__What needs to be done__
Reproduce every line of the listing as written, apart from the pictures.
····················
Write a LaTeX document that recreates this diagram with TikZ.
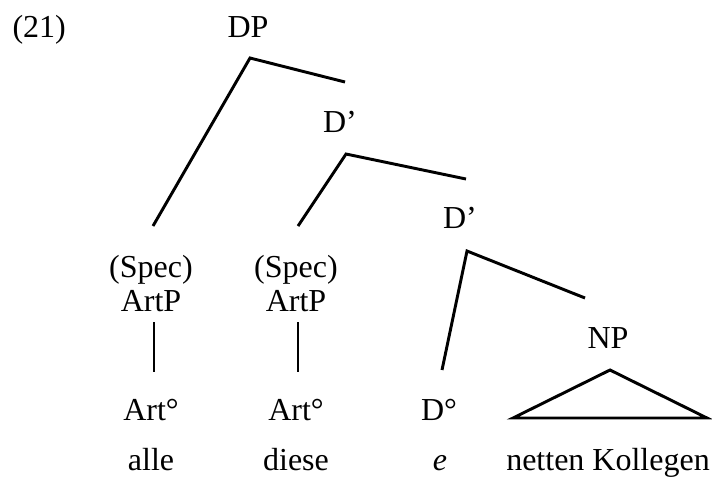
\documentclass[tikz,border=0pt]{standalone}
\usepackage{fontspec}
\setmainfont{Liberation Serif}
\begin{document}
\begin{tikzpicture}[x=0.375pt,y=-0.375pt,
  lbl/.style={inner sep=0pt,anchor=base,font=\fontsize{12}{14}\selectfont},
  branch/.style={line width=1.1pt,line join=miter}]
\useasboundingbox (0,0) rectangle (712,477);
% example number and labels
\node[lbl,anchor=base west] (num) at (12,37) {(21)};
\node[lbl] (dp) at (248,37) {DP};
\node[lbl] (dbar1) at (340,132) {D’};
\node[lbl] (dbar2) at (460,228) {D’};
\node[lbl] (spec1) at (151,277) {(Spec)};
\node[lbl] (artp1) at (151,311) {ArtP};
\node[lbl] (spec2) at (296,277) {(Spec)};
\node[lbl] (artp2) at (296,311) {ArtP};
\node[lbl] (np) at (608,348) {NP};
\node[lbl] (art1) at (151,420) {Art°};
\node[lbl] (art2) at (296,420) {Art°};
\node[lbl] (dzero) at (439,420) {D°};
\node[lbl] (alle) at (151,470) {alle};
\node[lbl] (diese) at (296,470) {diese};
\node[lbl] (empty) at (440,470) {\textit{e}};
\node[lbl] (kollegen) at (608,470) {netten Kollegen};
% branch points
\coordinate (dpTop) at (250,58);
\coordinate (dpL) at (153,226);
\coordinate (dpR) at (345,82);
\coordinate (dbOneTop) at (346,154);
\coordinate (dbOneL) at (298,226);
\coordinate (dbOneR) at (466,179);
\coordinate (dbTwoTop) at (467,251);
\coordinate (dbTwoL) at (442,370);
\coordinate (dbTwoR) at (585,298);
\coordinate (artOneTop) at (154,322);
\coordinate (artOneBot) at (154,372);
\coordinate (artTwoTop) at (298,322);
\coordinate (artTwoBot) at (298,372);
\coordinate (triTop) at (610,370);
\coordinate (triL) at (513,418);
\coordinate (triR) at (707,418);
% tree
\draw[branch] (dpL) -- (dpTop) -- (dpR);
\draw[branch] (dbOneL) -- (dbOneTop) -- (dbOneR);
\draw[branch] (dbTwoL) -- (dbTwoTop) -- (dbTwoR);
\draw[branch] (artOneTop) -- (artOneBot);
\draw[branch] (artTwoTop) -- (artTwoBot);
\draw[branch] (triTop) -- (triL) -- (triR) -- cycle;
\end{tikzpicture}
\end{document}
····················
__Completed exercise__
Write a LaTeX document that recreates this diagram with TikZ.
\documentclass[tikz,border=0pt]{standalone}
\usepackage{fontspec}
\setmainfont{Liberation Serif}
\begin{document}
\begin{tikzpicture}[x=0.375pt,y=-0.375pt,
  lbl/.style={inner sep=0pt,anchor=base,font=\fontsize{12}{14}\selectfont},
  branch/.style={line width=1.1pt,line join=miter}]
\useasboundingbox (0,0) rectangle (712,477);
% example number and labels
\node[lbl,anchor=base west] (num) at (12,37) {(21)};
\node[lbl] (dp) at (248,37) {DP};
\node[lbl] (dbar1) at (340,132) {D’};
\node[lbl] (dbar2) at (460,228) {D’};
\node[lbl] (spec1) at (151,277) {(Spec)};
\node[lbl] (artp1) at (151,311) {ArtP};
\node[lbl] (spec2) at (296,277) {(Spec)};
\node[lbl] (artp2) at (296,311) {ArtP};
\node[lbl] (np) at (608,348) {NP};
\node[lbl] (art1) at (151,420) {Art°};
\node[lbl] (art2) at (296,420) {Art°};
\node[lbl] (dzero) at (439,420) {D°};
\node[lbl] (alle) at (151,470) {alle};
\node[lbl] (diese) at (296,470) {diese};
\node[lbl] (empty) at (440,470) {\textit{e}};
\node[lbl] (kollegen) at (608,470) {netten Kollegen};
% branch points
\coordinate (dpTop) at (250,58);
\coordinate (dpL) at (153,226);
\coordinate (dpR) at (345,82);
\coordinate (dbOneTop) at (346,154);
\coordinate (dbOneL) at (298,226);
\coordinate (dbOneR) at (466,179);
\coordinate (dbTwoTop) at (467,251);
\coordinate (dbTwoL) at (442,370);
\coordinate (dbTwoR) at (585,298);
\coordinate (artOneTop) at (154,322);
\coordinate (artOneBot) at (154,372);
\coordinate (artTwoTop) at (298,322);
\coordinate (artTwoBot) at (298,372);
\coordinate (triTop) at (610,370);
\coordinate (triL) at (513,418);
\coordinate (triR) at (707,418);
% tree
\draw[branch] (dpL) -- (dpTop) -- (dpR);
\draw[branch] (dbOneL) -- (dbOneTop) -- (dbOneR);
\draw[branch] (dbTwoL) -- (dbTwoTop) -- (dbTwoR);
\draw[branch] (artOneTop) -- (artOneBot);
\draw[branch] (artTwoTop) -- (artTwoBot);
\draw[branch] (triTop) -- (triL) -- (triR) -- cycle;
\end{tikzpicture}
\end{document}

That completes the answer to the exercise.